The idea of turning the school into a rainforest began almost 20 years ago as a science project in Peggy Garner’s third grade class to help students learn more about the importance of the world’s rainforests, said her husband, Daniel Garner.
Daniel said he became involved
in building an elaborate rainforest diorama, and the experience has grown ever since.
“At first we just did a couple bushes, some trees, and the kids would make animals, so it was very small,” he said. “But each year it just got bigger and bigger.”
A reception followed the tour, with dishes made by third grade families that incorporated ingredients from the rainforests.
The rainforest experience took almost a week to set up at the school, although students had been working for almost a month prior creating the animal models to inhabit the rainforest.
Daniel Garner said that each year, the parents of the third graders become involved in setting up the rainforest and in running the event and the reception following.
“We began [setting up] about a month ago, on a Saturday, and almost every third grade family provided a volunteer,” said Cindy Watson, parent of a third grader.
Garner said he takes a week off work to help set things up.

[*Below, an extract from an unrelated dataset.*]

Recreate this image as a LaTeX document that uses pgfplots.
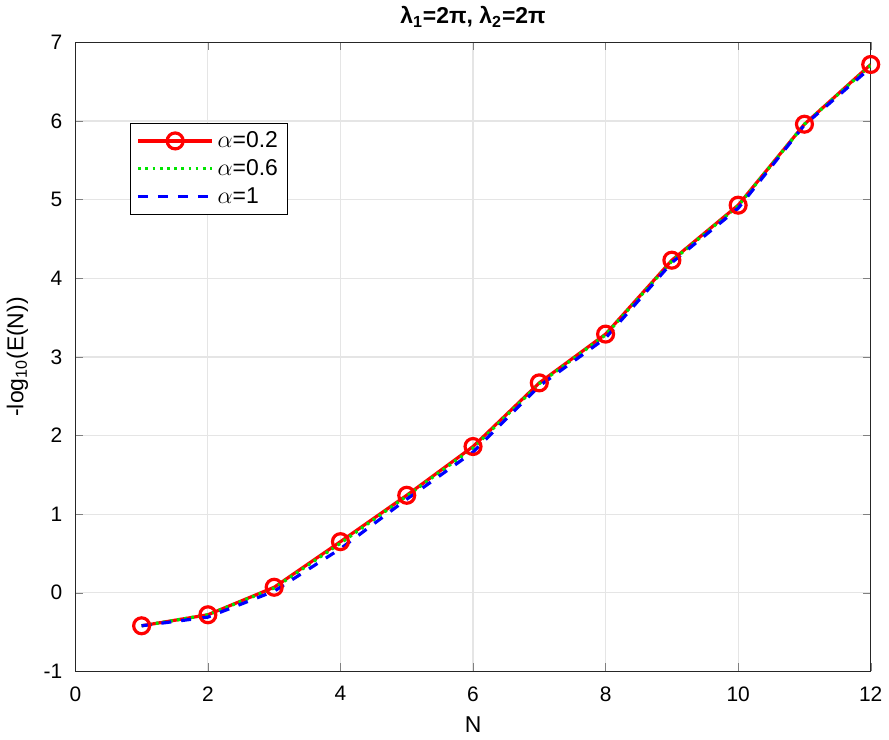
\documentclass[border=0pt]{standalone}
\usepackage{pgfplots}
\pgfplotsset{compat=1.18}
\usepackage{fontspec}
\setmainfont{Liberation Sans}
\begin{document}
\begin{tikzpicture}
\begin{axis}[
    scale only axis, width=399pt, height=315.5pt,
    xmin=0, xmax=12, ymin=-1, ymax=7,
    xtick={0,2,...,12}, ytick={-1,0,...,7},
    tick align=inside, major tick length=4pt,
    xtick pos=both, ytick pos=both,
    grid=major, major grid style={draw=black!10, line width=0.6pt},
    axis line style={black!85, line width=0.5pt},
    /pgf/number format/assume math mode=true,
    tick label style={font=\fontsize{10.5}{12}\selectfont},
    xticklabel style={yshift=-4pt},
    yticklabel style={xshift=-3pt},
    xlabel={N}, ylabel={-log\textsubscript{10}(E(N))},
    label style={font=\fontsize{11.5}{13}\selectfont},
    xlabel style={yshift=-1pt},
    ylabel style={yshift=1pt},
    title={\bfseries λ\textsubscript{1}=2π, λ\textsubscript{2}=2π},
    title style={font=\fontsize{11.5}{13}\selectfont, yshift=-2pt},
    legend style={at={(rel axis cs:0.069,0.872)}, anchor=north west,
        draw=black, line width=0.5pt, font=\fontsize{11.5}{13}\selectfont,
        row sep=0.5pt, inner xsep=3pt, inner ysep=2pt},
    legend cell align=left,
    legend image code/.code={
        \draw[#1] (0cm,0cm) -- (1.3cm,0cm);
        \draw[#1, only marks] plot coordinates {(0.65cm,0cm)};
    },
]
\addplot[red, line width=1.6pt, mark=o, mark size=4pt, mark options={solid, line width=1.6pt}]
coordinates {(1,-0.42) (2,-0.28) (3,0.07) (4,0.65) (5,1.24) (6,1.86) (7,2.67) (8,3.29) (9,4.23) (10,4.93) (11,5.96) (12,6.72)};
\addlegendentry{$\alpha$=0.2}
\addplot[green!90!black, line width=1.6pt, dash pattern=on 1.4pt off 2.2pt]
coordinates {(1,-0.42) (2,-0.28) (3,0.06) (4,0.63) (5,1.23) (6,1.84) (7,2.66) (8,3.28) (9,4.22) (10,4.92) (11,5.96) (12,6.71)};
\addlegendentry{$\alpha$=0.6}
\addplot[blue, line width=1.6pt, dash pattern=on 5pt off 5pt]
coordinates {(1,-0.42) (2,-0.31) (3,0.02) (4,0.56) (5,1.19) (6,1.79) (7,2.63) (8,3.24) (9,4.20) (10,4.89) (11,5.95) (12,6.68)};
\addlegendentry{$\alpha$=1}
\end{axis}
\end{tikzpicture}
\end{document}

“But it really wouldn’t be possible without the help of all the parents,” he said.
Money raised from the event is donated to the nonprofit Rainforest Alliance to purchase land to protect the rainforests, Watson said.
Principal Sharon Caniglia said the annual rainforest event is a tremendous learning experience for the students.
“The children learn about raising money and giving back to the community, they learn about the rainforest, they learn about public speaking. They have a lot of fun making their animals, and learning about their animals,” Caniglia said. “It’s a wonderful learning experience.
One of the tour guides, Gabriella Beal, 9, said she hadn’t known that rainforests make up only 6 percent of the world’s land surface. Rainforests once covered more than twice that, according to an article by National Geographic.
Carleigh Watson, 9, said that rainforests provide many of the medicines we use today.
“We found out a lot of stuff,” Ava added. “We found out a lot about the animals that live in the rainforest. I didn’t really know a lot about them, but now I do.”
Rainforest tour guides Gabriella Beal, Ava Wehrs and Carleigh Watson discuss wildlife of the rainforest canopy during St. Mary’s School of Bryantown’s 20th Annual Third Grade Rainforest tour Tuesday.
Third grade tour guides Gabriella Beal, Ava Wehrs and Carleigh Watson lead a tour of rainforest features and wildlife during St. Mary’s School of Bryantown’s 20th Annual Third Grade Rainforest tour Tuesday.